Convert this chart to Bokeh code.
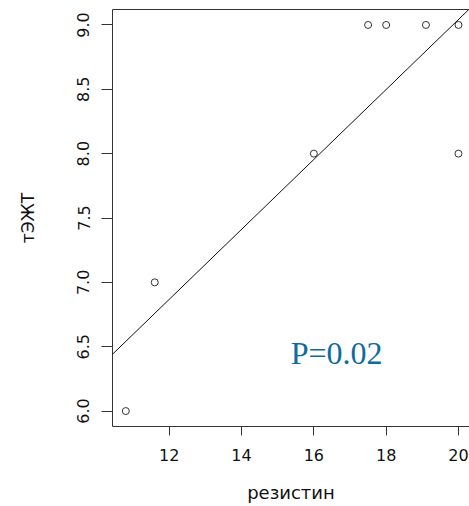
import numpy as np
from bokeh.plotting import figure
from bokeh.models import LinearAxis, FixedTicker, PrintfTickFormatter, Slope, Range1d
from bokeh.core.properties import value
from bokeh.embed import file_html
from bokeh.resources import INLINE

# data
resistin = [10.8, 11.6, 16.0, 17.5, 18.0, 19.1, 20.0, 20.0]
tegt = [6.0, 7.0, 8.0, 9.0, 9.0, 9.0, 9.0, 8.0]
x_ticks = [12, 14, 16, 18, 20]
y_ticks = [6.0, 6.5, 7.0, 7.5, 8.0, 8.5, 9.0]
p_label = "P=0.02"
x_label = "резистин"
y_label = "тЭЖТ"

# R-like ranges (4% padding)
xmin, xmax = min(resistin), max(resistin)
ymin, ymax = min(tegt), max(tegt)
xpad = 0.04 * (xmax - xmin)
ypad = 0.04 * (ymax - ymin)
x_start = xmin - xpad
y_start, y_end = ymin - ypad, ymax + ypad
# right side of the original plot is clipped by the image edge
x_end = x_start + 357 * ((xmax - xmin + 2 * xpad) / 359.3)

p = figure(width=469, height=506, output_backend="svg", toolbar_location=None,
           x_range=Range1d(x_start, x_end), y_range=Range1d(y_start, y_end),
           x_axis_location=None, y_axis_location=None,
           min_border_left=112, min_border_right=0, min_border_top=9, min_border_bottom=80)
p.outline_line_color = None
p.grid.visible = False
p.background_fill_color = "white"
p.border_fill_color = "white"

tick_font = "DejaVu Sans"

xa = LinearAxis(ticker=FixedTicker(ticks=x_ticks), formatter=PrintfTickFormatter(format="%d"))
xa.axis_label = x_label
xa.major_tick_out = 9
xa.major_tick_in = 0
xa.minor_tick_out = 0
xa.minor_tick_in = 0
xa.major_label_standoff = 13
xa.axis_label_standoff = 18
xa.major_label_text_font = tick_font
xa.major_label_text_font_size = "16px"
xa.axis_label_text_font = tick_font
xa.axis_label_text_font_size = "18px"
xa.axis_label_text_font_style = "normal"
xa.axis_line_color = "#333333"
xa.major_tick_line_color = "#333333"
xa.major_label_text_color = "#111111"
xa.axis_label_text_color = "#111111"
p.add_layout(xa, "below")

ya = LinearAxis(ticker=FixedTicker(ticks=y_ticks), formatter=PrintfTickFormatter(format="%.1f"))
ya.axis_label = y_label
ya.major_label_orientation = "vertical"
ya.major_tick_out = 11
ya.major_tick_in = 0
ya.minor_tick_out = 0
ya.minor_tick_in = 0
ya.major_label_standoff = 12
ya.axis_label_standoff = 37
ya.major_label_text_font = tick_font
ya.major_label_text_font_size = "16px"
ya.axis_label_text_font = tick_font
ya.axis_label_text_font_size = "17px"
ya.axis_label_text_font_style = "normal"
ya.axis_line_color = "#333333"
ya.major_tick_line_color = "#333333"
ya.major_label_text_color = "#111111"
ya.axis_label_text_color = "#111111"
p.add_layout(ya, "left")

ta = LinearAxis(ticker=FixedTicker(ticks=[]))
ta.major_tick_out = 0
ta.major_tick_in = 0
ta.minor_tick_out = 0
ta.minor_tick_in = 0
ta.major_label_standoff = 0
ta.major_label_text_font_size = "0px"
ta.axis_line_color = "#333333"
p.add_layout(ta, "above")

# regression line from the data
slope, intercept = np.polyfit(resistin, tegt, 1)
p.add_layout(Slope(gradient=slope, y_intercept=intercept, line_color="#111111", line_width=1))

p.scatter(resistin, tegt, size=7, marker="circle", fill_color=None,
          line_color="#333333", line_width=1)

p.text(x=[16.63], y=[6.45], text=[p_label], text_font=value("Liberation Serif"),
       text_font_size="32px", text_color="#0f6b9f", text_align="center",
       text_baseline="alphabetic")

open("out.html", "w").write(file_html(p, INLINE))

● ● ● ● ● ● ●

EXERCISE DIRECTIONS: All the lines above are to be reproduced exactly, except the pictures.

THE OUTPUT:
Convert this chart to Bokeh code.
import numpy as np
from bokeh.plotting import figure
from bokeh.models import LinearAxis, FixedTicker, PrintfTickFormatter, Slope, Range1d
from bokeh.core.properties import value
from bokeh.embed import file_html
from bokeh.resources import INLINE

# data
resistin = [10.8, 11.6, 16.0, 17.5, 18.0, 19.1, 20.0, 20.0]
tegt = [6.0, 7.0, 8.0, 9.0, 9.0, 9.0, 9.0, 8.0]
x_ticks = [12, 14, 16, 18, 20]
y_ticks = [6.0, 6.5, 7.0, 7.5, 8.0, 8.5, 9.0]
p_label = "P=0.02"
x_label = "резистин"
y_label = "тЭЖТ"

# R-like ranges (4% padding)
xmin, xmax = min(resistin), max(resistin)
ymin, ymax = min(tegt), max(tegt)
xpad = 0.04 * (xmax - xmin)
ypad = 0.04 * (ymax - ymin)
x_start = xmin - xpad
y_start, y_end = ymin - ypad, ymax + ypad
# right side of the original plot is clipped by the image edge
x_end = x_start + 357 * ((xmax - xmin + 2 * xpad) / 359.3)

p = figure(width=469, height=506, output_backend="svg", toolbar_location=None,
           x_range=Range1d(x_start, x_end), y_range=Range1d(y_start, y_end),
           x_axis_location=None, y_axis_location=None,
           min_border_left=112, min_border_right=0, min_border_top=9, min_border_bottom=80)
p.outline_line_color = None
p.grid.visible = False
p.background_fill_color = "white"
p.border_fill_color = "white"

tick_font = "DejaVu Sans"

xa = LinearAxis(ticker=FixedTicker(ticks=x_ticks), formatter=PrintfTickFormatter(format="%d"))
xa.axis_label = x_label
xa.major_tick_out = 9
xa.major_tick_in = 0
xa.minor_tick_out = 0
xa.minor_tick_in = 0
xa.major_label_standoff = 13
xa.axis_label_standoff = 18
xa.major_label_text_font = tick_font
xa.major_label_text_font_size = "16px"
xa.axis_label_text_font = tick_font
xa.axis_label_text_font_size = "18px"
xa.axis_label_text_font_style = "normal"
xa.axis_line_color = "#333333"
xa.major_tick_line_color = "#333333"
xa.major_label_text_color = "#111111"
xa.axis_label_text_color = "#111111"
p.add_layout(xa, "below")

ya = LinearAxis(ticker=FixedTicker(ticks=y_ticks), formatter=PrintfTickFormatter(format="%.1f"))
ya.axis_label = y_label
ya.major_label_orientation = "vertical"
ya.major_tick_out = 11
ya.major_tick_in = 0
ya.minor_tick_out = 0
ya.minor_tick_in = 0
ya.major_label_standoff = 12
ya.axis_label_standoff = 37
ya.major_label_text_font = tick_font
ya.major_label_text_font_size = "16px"
ya.axis_label_text_font = tick_font
ya.axis_label_text_font_size = "17px"
ya.axis_label_text_font_style = "normal"
ya.axis_line_color = "#333333"
ya.major_tick_line_color = "#333333"
ya.major_label_text_color = "#111111"
ya.axis_label_text_color = "#111111"
p.add_layout(ya, "left")

ta = LinearAxis(ticker=FixedTicker(ticks=[]))
ta.major_tick_out = 0
ta.major_tick_in = 0
ta.minor_tick_out = 0
ta.minor_tick_in = 0
ta.major_label_standoff = 0
ta.major_label_text_font_size = "0px"
ta.axis_line_color = "#333333"
p.add_layout(ta, "above")

# regression line from the data
slope, intercept = np.polyfit(resistin, tegt, 1)
p.add_layout(Slope(gradient=slope, y_intercept=intercept, line_color="#111111", line_width=1))

p.scatter(resistin, tegt, size=7, marker="circle", fill_color=None,
          line_color="#333333", line_width=1)

p.text(x=[16.63], y=[6.45], text=[p_label], text_font=value("Liberation Serif"),
       text_font_size="32px", text_color="#0f6b9f", text_align="center",
       text_baseline="alphabetic")

open("out.html", "w").write(file_html(p, INLINE))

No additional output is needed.